[Exercise] Find the lines of data that contain the string "React", then list them.
*-*-*
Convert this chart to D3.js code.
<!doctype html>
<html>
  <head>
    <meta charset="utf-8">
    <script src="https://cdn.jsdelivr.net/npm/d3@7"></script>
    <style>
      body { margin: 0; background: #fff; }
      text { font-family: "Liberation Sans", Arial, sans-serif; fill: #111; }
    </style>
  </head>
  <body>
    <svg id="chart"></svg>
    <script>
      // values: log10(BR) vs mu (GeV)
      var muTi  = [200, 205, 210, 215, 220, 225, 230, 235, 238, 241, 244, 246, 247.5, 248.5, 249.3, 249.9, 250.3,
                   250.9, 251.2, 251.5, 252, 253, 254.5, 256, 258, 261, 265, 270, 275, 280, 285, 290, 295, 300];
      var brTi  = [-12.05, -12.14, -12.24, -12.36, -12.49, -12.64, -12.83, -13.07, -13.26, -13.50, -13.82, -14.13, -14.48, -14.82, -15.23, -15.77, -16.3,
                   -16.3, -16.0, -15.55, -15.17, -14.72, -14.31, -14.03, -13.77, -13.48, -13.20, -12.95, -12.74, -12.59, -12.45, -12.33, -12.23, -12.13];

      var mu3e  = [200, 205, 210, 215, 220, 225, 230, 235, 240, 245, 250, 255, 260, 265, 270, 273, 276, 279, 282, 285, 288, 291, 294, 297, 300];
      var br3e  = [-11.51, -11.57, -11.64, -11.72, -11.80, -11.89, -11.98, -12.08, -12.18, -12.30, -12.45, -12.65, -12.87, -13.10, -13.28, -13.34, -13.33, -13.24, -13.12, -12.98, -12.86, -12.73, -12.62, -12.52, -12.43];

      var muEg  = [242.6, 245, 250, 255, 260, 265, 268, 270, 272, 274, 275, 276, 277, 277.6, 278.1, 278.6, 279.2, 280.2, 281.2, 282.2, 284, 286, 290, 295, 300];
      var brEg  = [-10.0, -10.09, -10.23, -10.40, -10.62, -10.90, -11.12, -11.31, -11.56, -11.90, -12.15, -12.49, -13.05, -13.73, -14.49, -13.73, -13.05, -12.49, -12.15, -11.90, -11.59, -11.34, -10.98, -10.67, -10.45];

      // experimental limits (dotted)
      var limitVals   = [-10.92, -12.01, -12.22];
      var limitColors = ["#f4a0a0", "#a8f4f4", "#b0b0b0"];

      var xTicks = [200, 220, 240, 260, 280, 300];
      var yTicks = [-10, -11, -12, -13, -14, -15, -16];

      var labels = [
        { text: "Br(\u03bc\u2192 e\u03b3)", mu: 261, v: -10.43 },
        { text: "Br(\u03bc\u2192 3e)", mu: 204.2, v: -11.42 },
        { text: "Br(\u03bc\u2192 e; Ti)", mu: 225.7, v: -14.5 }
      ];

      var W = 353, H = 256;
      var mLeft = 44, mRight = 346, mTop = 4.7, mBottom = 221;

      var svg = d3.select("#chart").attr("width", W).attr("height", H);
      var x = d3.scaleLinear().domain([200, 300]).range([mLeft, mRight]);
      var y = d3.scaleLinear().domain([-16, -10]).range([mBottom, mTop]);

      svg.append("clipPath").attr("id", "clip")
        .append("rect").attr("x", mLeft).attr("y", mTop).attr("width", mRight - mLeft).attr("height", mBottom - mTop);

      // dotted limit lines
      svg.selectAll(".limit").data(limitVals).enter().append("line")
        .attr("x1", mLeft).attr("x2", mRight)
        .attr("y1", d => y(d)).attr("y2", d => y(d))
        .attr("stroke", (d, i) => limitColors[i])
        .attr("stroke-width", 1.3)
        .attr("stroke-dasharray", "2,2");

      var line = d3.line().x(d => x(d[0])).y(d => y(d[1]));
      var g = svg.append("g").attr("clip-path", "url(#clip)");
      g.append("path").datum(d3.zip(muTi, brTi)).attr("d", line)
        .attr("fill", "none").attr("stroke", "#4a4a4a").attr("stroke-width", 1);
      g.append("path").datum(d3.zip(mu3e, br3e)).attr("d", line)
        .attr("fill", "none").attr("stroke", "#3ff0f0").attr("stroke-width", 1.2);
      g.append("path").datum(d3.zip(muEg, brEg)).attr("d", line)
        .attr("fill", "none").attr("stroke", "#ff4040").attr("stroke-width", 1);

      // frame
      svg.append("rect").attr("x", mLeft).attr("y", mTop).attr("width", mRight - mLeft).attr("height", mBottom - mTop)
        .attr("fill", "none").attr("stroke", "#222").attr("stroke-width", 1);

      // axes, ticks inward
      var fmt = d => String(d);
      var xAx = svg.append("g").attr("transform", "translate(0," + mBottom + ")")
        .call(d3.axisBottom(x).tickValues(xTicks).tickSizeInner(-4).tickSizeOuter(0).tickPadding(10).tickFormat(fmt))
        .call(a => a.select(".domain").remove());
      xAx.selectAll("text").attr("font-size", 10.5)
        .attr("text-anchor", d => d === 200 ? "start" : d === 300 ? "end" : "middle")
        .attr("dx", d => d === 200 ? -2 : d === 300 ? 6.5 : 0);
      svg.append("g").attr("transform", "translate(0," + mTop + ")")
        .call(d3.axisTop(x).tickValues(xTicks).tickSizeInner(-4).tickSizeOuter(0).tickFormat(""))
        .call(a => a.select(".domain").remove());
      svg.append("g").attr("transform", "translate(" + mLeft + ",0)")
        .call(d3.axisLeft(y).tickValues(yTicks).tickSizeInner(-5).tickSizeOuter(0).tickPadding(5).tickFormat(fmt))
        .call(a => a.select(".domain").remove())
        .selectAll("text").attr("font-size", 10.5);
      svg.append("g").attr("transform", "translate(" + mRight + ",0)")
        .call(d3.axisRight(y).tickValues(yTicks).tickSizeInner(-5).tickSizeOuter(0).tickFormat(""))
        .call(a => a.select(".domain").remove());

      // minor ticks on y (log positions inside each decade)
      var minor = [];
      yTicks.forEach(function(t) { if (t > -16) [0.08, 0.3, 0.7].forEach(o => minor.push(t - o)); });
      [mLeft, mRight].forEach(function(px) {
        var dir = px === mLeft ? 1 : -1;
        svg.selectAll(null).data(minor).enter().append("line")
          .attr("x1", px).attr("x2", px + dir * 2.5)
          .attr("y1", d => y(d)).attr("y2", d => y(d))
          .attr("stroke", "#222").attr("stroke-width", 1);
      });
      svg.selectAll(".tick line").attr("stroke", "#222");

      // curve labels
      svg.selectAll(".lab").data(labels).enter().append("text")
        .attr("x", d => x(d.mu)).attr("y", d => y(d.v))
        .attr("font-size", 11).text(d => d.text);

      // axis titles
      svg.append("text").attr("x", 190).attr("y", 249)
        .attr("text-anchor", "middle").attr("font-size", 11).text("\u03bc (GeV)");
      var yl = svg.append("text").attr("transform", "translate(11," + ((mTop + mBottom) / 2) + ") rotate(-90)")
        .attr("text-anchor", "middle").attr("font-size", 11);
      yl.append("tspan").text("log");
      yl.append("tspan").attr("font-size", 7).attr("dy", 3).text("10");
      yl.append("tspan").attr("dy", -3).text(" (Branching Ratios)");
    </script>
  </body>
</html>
*-*-*
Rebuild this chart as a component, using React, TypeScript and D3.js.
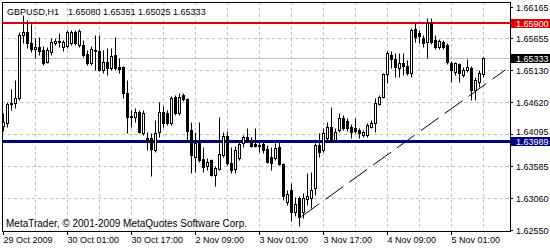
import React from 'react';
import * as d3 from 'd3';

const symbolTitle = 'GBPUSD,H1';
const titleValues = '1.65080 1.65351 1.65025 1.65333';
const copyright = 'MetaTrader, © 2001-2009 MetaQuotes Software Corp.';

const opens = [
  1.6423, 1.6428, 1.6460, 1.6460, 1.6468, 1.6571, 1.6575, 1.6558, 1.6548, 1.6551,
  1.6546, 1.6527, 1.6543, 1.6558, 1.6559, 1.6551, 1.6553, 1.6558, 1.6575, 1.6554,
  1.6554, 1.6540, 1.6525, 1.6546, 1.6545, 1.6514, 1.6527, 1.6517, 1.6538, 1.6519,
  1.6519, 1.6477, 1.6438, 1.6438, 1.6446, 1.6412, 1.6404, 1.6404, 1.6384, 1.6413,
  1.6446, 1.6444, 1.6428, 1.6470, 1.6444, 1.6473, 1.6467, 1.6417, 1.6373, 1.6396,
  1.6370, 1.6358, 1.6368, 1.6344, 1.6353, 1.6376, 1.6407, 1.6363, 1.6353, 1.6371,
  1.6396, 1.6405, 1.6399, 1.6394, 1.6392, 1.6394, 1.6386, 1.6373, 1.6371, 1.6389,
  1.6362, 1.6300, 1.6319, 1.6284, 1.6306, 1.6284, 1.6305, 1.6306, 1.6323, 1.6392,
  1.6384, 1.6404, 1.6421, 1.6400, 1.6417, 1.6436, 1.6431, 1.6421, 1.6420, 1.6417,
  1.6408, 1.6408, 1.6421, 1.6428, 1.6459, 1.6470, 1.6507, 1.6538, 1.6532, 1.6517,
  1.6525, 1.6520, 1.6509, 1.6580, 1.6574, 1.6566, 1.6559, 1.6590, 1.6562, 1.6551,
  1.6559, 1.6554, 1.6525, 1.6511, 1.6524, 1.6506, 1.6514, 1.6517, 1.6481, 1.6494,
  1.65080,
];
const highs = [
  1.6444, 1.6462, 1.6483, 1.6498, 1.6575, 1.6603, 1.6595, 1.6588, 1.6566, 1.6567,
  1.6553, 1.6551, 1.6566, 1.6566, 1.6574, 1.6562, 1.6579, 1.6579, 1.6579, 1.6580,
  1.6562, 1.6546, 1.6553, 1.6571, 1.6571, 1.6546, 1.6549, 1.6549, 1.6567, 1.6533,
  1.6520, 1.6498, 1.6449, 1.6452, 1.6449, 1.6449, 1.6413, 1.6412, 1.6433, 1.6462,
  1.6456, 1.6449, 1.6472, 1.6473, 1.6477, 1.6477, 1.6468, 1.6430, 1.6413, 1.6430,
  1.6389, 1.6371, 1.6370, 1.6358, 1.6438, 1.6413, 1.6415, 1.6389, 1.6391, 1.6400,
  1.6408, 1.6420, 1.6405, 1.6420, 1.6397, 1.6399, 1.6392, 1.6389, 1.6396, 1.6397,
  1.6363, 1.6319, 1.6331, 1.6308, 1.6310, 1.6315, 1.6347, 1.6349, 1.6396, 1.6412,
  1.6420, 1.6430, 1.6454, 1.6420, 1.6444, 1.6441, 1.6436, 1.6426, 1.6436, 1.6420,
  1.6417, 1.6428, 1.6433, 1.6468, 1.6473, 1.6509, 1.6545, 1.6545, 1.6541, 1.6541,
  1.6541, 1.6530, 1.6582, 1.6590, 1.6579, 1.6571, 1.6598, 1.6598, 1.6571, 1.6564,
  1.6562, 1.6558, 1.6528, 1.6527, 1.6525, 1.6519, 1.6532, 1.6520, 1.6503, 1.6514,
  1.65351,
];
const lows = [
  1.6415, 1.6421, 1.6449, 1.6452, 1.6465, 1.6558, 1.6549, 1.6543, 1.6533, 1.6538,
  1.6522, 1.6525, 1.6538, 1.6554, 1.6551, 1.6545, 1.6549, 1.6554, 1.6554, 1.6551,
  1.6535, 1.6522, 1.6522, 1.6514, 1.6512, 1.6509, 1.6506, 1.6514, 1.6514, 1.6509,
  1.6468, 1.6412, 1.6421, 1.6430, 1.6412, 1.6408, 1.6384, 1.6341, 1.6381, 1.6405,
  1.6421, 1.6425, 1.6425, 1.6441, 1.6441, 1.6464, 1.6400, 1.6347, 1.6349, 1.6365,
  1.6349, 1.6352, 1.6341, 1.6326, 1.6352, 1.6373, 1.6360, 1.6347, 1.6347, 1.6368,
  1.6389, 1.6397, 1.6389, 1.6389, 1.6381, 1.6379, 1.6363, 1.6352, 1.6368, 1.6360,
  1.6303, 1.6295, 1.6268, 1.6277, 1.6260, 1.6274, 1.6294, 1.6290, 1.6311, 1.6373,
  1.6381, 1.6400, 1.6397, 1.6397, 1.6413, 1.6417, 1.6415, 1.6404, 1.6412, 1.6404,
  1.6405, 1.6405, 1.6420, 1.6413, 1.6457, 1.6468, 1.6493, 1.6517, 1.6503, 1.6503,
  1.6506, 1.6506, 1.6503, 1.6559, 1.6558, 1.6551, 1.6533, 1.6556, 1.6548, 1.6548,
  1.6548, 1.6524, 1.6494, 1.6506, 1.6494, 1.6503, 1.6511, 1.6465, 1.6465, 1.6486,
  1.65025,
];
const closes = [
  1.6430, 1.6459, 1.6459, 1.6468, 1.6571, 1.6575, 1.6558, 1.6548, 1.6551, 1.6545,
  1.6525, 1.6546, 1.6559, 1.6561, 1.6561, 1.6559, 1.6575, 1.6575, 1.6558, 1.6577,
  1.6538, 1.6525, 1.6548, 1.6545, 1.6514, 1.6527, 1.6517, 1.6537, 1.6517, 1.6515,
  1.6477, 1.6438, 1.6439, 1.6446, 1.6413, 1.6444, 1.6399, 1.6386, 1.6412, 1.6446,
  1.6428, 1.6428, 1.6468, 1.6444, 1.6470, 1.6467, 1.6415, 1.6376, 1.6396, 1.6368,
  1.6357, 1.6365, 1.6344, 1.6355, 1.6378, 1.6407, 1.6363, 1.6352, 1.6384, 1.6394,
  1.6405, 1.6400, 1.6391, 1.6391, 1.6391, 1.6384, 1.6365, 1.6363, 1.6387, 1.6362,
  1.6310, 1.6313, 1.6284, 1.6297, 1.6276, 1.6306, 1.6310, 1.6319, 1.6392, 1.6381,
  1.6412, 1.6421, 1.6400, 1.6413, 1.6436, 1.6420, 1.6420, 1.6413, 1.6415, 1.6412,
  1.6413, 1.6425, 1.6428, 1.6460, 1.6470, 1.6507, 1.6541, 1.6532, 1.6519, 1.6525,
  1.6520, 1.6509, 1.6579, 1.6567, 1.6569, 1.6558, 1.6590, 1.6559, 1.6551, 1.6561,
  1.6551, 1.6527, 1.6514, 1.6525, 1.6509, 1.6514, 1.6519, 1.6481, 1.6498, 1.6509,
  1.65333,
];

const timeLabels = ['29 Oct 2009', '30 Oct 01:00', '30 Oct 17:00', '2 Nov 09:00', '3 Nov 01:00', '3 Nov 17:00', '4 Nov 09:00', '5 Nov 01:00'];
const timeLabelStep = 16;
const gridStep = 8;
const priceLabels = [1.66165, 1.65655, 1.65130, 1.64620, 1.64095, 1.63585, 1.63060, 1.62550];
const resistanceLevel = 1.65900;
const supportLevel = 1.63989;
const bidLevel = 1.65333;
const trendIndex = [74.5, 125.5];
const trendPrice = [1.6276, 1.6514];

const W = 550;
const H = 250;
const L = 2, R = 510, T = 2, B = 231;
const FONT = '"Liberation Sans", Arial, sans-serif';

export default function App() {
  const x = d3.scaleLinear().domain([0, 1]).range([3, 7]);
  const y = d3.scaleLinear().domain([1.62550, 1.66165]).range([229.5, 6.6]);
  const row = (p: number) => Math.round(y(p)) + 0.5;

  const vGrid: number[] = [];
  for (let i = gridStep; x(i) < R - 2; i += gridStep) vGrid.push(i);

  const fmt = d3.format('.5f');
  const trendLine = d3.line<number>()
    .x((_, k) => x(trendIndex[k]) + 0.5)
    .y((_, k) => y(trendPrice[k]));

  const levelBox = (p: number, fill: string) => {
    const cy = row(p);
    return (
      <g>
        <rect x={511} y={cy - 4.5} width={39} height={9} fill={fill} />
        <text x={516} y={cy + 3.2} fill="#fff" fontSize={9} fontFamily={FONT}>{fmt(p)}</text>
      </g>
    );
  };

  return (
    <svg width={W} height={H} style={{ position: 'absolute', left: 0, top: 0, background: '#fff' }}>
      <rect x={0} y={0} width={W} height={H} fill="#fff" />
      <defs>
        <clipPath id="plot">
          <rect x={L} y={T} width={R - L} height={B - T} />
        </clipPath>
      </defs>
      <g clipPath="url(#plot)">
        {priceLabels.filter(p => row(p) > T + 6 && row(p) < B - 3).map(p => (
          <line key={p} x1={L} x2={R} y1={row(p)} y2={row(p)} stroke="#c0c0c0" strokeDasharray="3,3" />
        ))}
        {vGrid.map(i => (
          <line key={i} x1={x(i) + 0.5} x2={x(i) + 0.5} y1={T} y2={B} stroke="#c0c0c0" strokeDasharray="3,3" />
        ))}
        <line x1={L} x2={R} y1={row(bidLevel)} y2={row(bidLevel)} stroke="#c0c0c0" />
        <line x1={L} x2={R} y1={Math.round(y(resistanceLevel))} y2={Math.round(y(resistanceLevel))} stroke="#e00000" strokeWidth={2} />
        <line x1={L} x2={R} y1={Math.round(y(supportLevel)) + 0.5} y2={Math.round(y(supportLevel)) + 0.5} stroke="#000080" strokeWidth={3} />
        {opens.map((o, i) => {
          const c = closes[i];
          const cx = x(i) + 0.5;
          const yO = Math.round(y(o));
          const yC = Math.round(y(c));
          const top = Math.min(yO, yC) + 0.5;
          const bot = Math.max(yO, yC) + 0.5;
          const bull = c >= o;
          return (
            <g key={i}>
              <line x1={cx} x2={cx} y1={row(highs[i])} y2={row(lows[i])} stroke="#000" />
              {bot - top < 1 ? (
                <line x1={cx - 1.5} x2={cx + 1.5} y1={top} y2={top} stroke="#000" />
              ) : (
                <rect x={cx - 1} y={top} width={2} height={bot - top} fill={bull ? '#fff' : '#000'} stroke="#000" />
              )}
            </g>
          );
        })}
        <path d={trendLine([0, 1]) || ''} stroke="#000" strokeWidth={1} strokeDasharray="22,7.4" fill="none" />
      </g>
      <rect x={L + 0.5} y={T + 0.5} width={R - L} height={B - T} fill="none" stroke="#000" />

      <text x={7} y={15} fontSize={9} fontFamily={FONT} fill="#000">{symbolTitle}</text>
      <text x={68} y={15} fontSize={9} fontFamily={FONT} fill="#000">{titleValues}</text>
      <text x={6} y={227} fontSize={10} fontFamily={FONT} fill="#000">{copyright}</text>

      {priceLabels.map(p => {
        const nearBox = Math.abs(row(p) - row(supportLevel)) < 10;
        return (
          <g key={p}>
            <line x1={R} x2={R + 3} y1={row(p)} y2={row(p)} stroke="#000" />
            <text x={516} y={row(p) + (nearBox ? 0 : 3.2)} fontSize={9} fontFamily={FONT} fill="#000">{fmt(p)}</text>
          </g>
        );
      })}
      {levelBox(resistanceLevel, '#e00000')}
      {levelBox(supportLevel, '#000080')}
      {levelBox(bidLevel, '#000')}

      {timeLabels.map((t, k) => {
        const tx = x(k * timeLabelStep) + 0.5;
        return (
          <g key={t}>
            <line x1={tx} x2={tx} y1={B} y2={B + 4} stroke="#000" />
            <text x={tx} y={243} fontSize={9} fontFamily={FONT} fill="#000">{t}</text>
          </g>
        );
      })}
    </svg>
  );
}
*-*-*
[Task solution]
Rebuild this chart as a component, using React, TypeScript and D3.js.
import React from 'react';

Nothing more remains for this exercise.